In ways that are probably not accidental, "Cabin" is very much a 21st-century version of Thoreau's "Walden." The writing is almost as elegant as Thoreau's. Ureneck's meditations on nature are as profound.
"Has the departure of nature from our lives impaired our ability to make moral decisions?" he asks. "And by extension, does this account for the way we treat the earth?"
As in his earlier book, "Backcast," Ureneck returns to melancholic subjects played out in childhood. How his father walked out of his life when he was 7, leaving the family in poverty but for his mother's work as a hairdresser. And the love he had for a stepfather who was kind yet hopelessly alcoholic.
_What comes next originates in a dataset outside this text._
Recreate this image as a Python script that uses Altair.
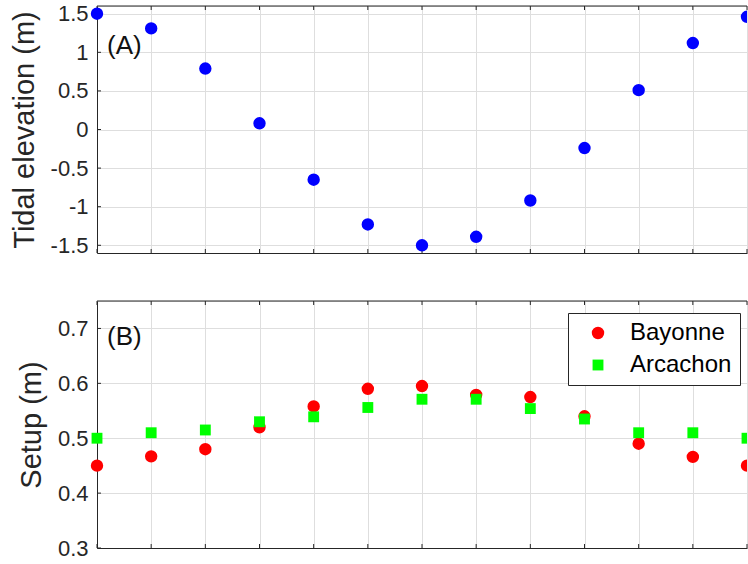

But overall, "Cabin" is a testimony to overcoming adversity by building anew. It's about two brothers working happily side by side in good and bad weather, both knowing they're on the right track.
Ureneck teaches journalism at Boston University. He was executive editor of The Portland Press Herald/Maine Sunday Telegram for almost 15 years and was later editor of the Philadelphia Inquirer.
"Cabin" is a wise and interesting book, one to read slowly and savor.
Lloyd Ferriss is a writer and photographer who lives in Richmond.